_What needs to be done:_
Reproduce the listing exactly, with no pictures in your copy.

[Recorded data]
BEGIN
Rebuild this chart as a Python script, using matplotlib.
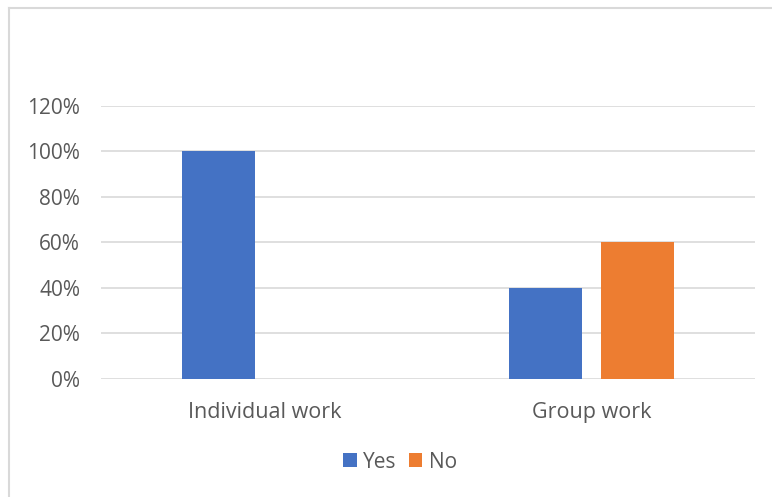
import matplotlib
matplotlib.use("Agg")
import matplotlib.pyplot as plt
from matplotlib.lines import Line2D
from matplotlib.ticker import PercentFormatter
import numpy as np

# dados do grafico
categorias = ["Individual work", "Group work"]
yes = [1.00, 0.40]
no = [0.00, 0.60]
yticks = [0, 0.2, 0.4, 0.6, 0.8, 1.0, 1.2]

azul = "#4472C4"
laranja = "#ED7D31"
cinza_texto = "#595959"

plt.rcParams["font.family"] = ["Open Sans", "DejaVu Sans"]

fig = plt.figure(figsize=(7.72, 4.97), dpi=100)
ax = fig.add_axes([0.1308, 0.2384, 0.978 - 0.1308, 0.7867 - 0.2384])

x = np.arange(len(categorias))
largura = 0.223
desloc = 0.142
ax.bar(x - desloc, yes, largura, color=azul, label="Yes", zorder=3)
ax.bar(x + desloc, no, largura, color=laranja, label="No", zorder=3)

ax.set_xlim(-0.5, 1.5)
ax.set_ylim(0, 1.2)
ax.set_yticks(yticks)
ax.yaxis.set_major_formatter(PercentFormatter(1.0, decimals=0))
ax.set_xticks(x)
ax.set_xticklabels(categorias)

ax.grid(axis="y", color="#D9D9D9", linewidth=1.2, zorder=0)
for lado in ["top", "right", "left", "bottom"]:
    ax.spines[lado].set_visible(False)
ax.tick_params(axis="y", length=0, colors=cinza_texto, labelsize=15, pad=15)
ax.tick_params(axis="x", length=0, colors=cinza_texto, labelsize=15.5, pad=17)

leg = fig.legend(loc="center", bbox_to_anchor=(400 / 772, 1 - 462 / 497), ncol=2,
                 frameon=False, fontsize=15, handlelength=0.65, handleheight=0.65,
                 handletextpad=0.3, columnspacing=0.6)
for t in leg.get_texts():
    t.set_color(cinza_texto)

# borda do grafico (apenas topo e esquerda aparecem)
fig.add_artist(Line2D([8.5 / 772, 1], [1 - 7.5 / 497, 1 - 7.5 / 497], color="#D9D9D9", linewidth=1.5))
fig.add_artist(Line2D([8.5 / 772, 8.5 / 772], [0, 1 - 7.5 / 497], color="#D9D9D9", linewidth=1.5))

fig.savefig("out.png", dpi=100)
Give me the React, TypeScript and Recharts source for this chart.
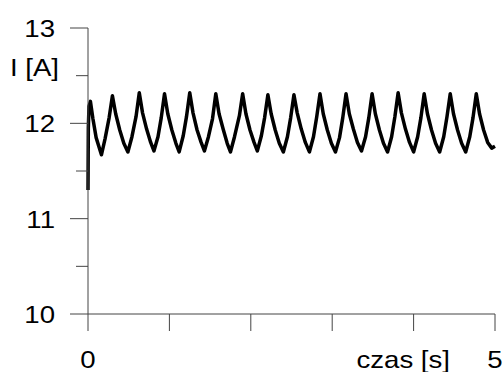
END
_Answer to this exercise:_
Rebuild this chart as a Python script, using matplotlib.
import matplotlib
matplotlib.use("Agg")
import matplotlib.pyplot as plt
from matplotlib.lines import Line2D
from matplotlib.ticker import PercentFormatter
import numpy as np

# dados do grafico
categorias = ["Individual work", "Group work"]
yes = [1.00, 0.40]
no = [0.00, 0.60]
yticks = [0, 0.2, 0.4, 0.6, 0.8, 1.0, 1.2]

azul = "#4472C4"
laranja = "#ED7D31"
cinza_texto = "#595959"

plt.rcParams["font.family"] = ["Open Sans", "DejaVu Sans"]

fig = plt.figure(figsize=(7.72, 4.97), dpi=100)
ax = fig.add_axes([0.1308, 0.2384, 0.978 - 0.1308, 0.7867 - 0.2384])

x = np.arange(len(categorias))
largura = 0.223
desloc = 0.142
ax.bar(x - desloc, yes, largura, color=azul, label="Yes", zorder=3)
ax.bar(x + desloc, no, largura, color=laranja, label="No", zorder=3)

ax.set_xlim(-0.5, 1.5)
ax.set_ylim(0, 1.2)
ax.set_yticks(yticks)
ax.yaxis.set_major_formatter(PercentFormatter(1.0, decimals=0))
ax.set_xticks(x)
ax.set_xticklabels(categorias)

ax.grid(axis="y", color="#D9D9D9", linewidth=1.2, zorder=0)
for lado in ["top", "right", "left", "bottom"]:
    ax.spines[lado].set_visible(False)
ax.tick_params(axis="y", length=0, colors=cinza_texto, labelsize=15, pad=15)
ax.tick_params(axis="x", length=0, colors=cinza_texto, labelsize=15.5, pad=17)

leg = fig.legend(loc="center", bbox_to_anchor=(400 / 772, 1 - 462 / 497), ncol=2,
                 frameon=False, fontsize=15, handlelength=0.65, handleheight=0.65,
                 handletextpad=0.3, columnspacing=0.6)
for t in leg.get_texts():
    t.set_color(cinza_texto)

# borda do grafico (apenas topo e esquerda aparecem)
fig.add_artist(Line2D([8.5 / 772, 1], [1 - 7.5 / 497, 1 - 7.5 / 497], color="#D9D9D9", linewidth=1.5))
fig.add_artist(Line2D([8.5 / 772, 8.5 / 772], [0, 1 - 7.5 / 497], color="#D9D9D9", linewidth=1.5))

fig.savefig("out.png", dpi=100)
Give me the React, TypeScript and Recharts source for this chart.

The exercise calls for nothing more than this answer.